While education is instrumental in shaping your understanding of the world around you, be wary of taking everything taught as fact. By all means – take to heart advice from teachers who have lived through their industries and subjects. But I encourage you to heed their teachings as advice, not gospel. Fact can become fiction overnight. With the future so uncertain, it’s fair to take everything with a grain of salt.

To make a difference and truly change things, you must be prepared to do things differently than those before you – not listen to your teachers all the time. Let your education provide you with the tools and creative constraints to propel your vision forward. Follow your passion and embrace your rebellious instincts to break the rules and undo what has already been done.

Sleep Can Wait Sometimes

Inspiration is rare and must be acted on as soon as it rears its beautiful head. For me, inspiration tends to come at night when my head is clear of the day. When that happens, I’ve developed a rather unhealthy habit of staying awake to see it through. While I have no intention of encouraging insomnia, I urge you not to waste one of life’s most precious resources. See your inspiration through. Never miss the opportunity – even at the cost of a night’s sleep and rough next day. More often than not, it’s worth it.

Singing In the Shower

English: Shower

How many places can you sing aloud without fear or hesitation? The shower? Home alone? The car maybe? Where are you allowed to speak your mind, scream or share ideas? How many places can you truly be yourself?

Venues where you can let loose and be honest are rare and extremely important. Most environments are filled with people around whom you naturally curtail your speech and behavior to go with the flow. If nothing else, we keep quiet in consideration of others.

It is healthy – necessary, even – to control the podium on a regular basis. As much as we consume, we must create. And we must create honestly – from the heart and without censorship. To do that, nothing or no one can stand in our way.
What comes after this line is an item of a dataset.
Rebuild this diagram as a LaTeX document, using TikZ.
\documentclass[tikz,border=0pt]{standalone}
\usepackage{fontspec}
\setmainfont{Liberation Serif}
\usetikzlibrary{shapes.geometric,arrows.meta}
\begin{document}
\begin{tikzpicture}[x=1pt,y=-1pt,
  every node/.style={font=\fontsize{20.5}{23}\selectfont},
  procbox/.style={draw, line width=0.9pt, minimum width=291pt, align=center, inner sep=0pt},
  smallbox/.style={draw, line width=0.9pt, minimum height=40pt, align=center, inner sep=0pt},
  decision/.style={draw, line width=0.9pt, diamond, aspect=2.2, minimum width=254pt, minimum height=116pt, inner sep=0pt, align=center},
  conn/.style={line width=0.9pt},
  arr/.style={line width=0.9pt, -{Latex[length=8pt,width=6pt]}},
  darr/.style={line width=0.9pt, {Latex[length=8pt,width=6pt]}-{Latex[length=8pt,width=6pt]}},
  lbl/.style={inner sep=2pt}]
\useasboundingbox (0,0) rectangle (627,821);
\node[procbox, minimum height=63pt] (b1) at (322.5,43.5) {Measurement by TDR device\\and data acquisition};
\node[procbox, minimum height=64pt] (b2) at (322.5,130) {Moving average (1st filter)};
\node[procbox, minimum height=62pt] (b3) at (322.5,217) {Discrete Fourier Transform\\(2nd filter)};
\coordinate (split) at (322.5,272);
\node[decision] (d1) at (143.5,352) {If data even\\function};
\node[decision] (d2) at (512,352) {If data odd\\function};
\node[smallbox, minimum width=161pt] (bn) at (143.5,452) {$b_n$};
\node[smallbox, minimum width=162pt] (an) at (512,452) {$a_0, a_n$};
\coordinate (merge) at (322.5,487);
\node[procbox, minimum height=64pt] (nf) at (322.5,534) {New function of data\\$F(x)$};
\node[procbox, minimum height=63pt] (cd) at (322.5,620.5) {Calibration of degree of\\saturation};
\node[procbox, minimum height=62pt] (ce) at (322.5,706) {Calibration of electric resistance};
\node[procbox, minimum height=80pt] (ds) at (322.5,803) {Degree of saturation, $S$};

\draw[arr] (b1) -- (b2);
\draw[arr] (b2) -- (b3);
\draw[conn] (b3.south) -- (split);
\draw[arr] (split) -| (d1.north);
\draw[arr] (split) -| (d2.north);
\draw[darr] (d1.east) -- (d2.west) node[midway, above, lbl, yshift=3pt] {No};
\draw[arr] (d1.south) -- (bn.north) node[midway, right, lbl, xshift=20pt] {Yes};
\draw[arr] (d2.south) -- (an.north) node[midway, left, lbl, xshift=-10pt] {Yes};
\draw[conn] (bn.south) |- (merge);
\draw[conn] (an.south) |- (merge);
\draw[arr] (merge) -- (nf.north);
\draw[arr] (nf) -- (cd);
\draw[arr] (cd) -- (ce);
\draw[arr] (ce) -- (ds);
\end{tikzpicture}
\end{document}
Some artists and public figures build the confidence to live honestly with little friction from the world around them. Most of us have no forum to build that confidence on our own. Nevertheless, we need that release. Audience or no audience, we must be honest with ourselves.
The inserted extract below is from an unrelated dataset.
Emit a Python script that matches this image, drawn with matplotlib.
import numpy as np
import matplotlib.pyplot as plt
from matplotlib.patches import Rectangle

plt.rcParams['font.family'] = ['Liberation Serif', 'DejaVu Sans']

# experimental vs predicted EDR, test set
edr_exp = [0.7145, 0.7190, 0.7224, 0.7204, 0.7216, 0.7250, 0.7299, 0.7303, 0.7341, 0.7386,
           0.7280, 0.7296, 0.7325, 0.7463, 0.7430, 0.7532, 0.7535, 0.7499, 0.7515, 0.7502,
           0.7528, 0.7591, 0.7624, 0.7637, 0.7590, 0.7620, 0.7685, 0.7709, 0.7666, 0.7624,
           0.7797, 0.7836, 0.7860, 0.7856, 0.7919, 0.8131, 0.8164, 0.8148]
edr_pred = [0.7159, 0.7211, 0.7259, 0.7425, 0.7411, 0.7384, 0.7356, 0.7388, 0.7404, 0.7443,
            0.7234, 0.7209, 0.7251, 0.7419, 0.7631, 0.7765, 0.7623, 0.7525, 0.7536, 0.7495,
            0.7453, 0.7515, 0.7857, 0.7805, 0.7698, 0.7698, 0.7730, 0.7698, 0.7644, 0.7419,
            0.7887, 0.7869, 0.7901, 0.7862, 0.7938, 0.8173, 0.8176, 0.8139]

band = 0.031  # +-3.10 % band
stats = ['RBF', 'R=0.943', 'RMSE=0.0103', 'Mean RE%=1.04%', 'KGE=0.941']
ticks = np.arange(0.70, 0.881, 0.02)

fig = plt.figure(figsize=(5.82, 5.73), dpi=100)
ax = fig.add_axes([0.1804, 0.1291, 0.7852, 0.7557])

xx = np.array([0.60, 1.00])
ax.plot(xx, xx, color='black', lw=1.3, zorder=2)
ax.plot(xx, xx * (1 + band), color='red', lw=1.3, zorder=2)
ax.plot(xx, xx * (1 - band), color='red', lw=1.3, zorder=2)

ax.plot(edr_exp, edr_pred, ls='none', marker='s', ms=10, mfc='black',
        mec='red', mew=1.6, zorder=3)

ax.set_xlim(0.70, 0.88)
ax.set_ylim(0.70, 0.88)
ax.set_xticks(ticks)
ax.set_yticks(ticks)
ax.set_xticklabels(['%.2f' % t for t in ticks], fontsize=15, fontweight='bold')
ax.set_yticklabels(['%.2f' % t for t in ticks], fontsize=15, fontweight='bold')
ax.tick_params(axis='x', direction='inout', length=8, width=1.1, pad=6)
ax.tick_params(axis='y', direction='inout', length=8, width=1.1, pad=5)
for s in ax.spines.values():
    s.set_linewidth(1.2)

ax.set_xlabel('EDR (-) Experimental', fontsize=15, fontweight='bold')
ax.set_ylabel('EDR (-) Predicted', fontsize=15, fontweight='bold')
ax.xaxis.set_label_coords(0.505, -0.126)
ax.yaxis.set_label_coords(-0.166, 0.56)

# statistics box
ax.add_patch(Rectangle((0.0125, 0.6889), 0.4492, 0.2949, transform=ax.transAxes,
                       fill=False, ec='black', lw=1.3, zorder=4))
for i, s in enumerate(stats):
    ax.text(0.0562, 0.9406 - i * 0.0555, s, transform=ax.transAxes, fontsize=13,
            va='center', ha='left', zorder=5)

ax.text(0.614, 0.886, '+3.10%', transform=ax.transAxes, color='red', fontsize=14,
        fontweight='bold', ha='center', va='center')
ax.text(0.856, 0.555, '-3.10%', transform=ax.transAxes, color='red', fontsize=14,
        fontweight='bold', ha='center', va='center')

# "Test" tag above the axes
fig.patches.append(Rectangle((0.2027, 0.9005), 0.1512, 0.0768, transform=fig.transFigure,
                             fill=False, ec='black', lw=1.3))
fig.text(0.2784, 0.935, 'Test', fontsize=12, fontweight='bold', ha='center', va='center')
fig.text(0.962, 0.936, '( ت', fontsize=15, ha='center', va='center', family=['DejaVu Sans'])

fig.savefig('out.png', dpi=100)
More than just a meditation space, we each need a cone of solitude where no one can stifle us, our voice or our ideas. Where we can express ourselves without constraint. I do my best thinking in the shower and best speaking in the car (in fact, I dictated most of my recent posts to my smartphone while driving to work).

Where can you be yourself? Where do you dream the loudest? How can you optimize that space to capture your voice – and sing louder?

Your Dreams Inspire

Most dreamers are too caught up in the pursuit to appreciate the impact their dreaming has on other people. It’s one thing to chase your dreams; it’s a whole other animal to inspire others to chase theirs. Don’t keep your dreams locked in the basement. Share them with the world. By living and sharing your dreams openly, you offer followers a cognitive and spiritual boost of confidence. If you can do it, so can they. Help everyone who listens to you understand that.

Don’t just dream for yourself. Dream for people who respect you. Dream for the world.

Don’t Stop!

Spurts of energy and productivity are rare – whatever you do, do not waste them. Don’t stop until you drop. This may be antithetical to my advice on health and rest, but sleep is far more accessible than inspiration. You can always sleep; you cannot always break the personal sound barrier.

Disruption Needs No Permission

Want to change things? Do not ask for permission; no one will give it to you. Few people like change. So all you can do is start without permission. Napster built traction and changed the music industry forever by ignoring the elephant in the room. Today’s positively connoted industry term “disrupt” came largely from the progressive impact Napster had on the entertainment business. If you truly want to change things, you need to break them first. Cause trouble. Challenge the odds. Take your chances. Stand up to the big guys. At the end of the day, it is easier to ask forgiveness than permission (perhaps riddled with expensive lawsuits, but worthwhile and noble nonetheless).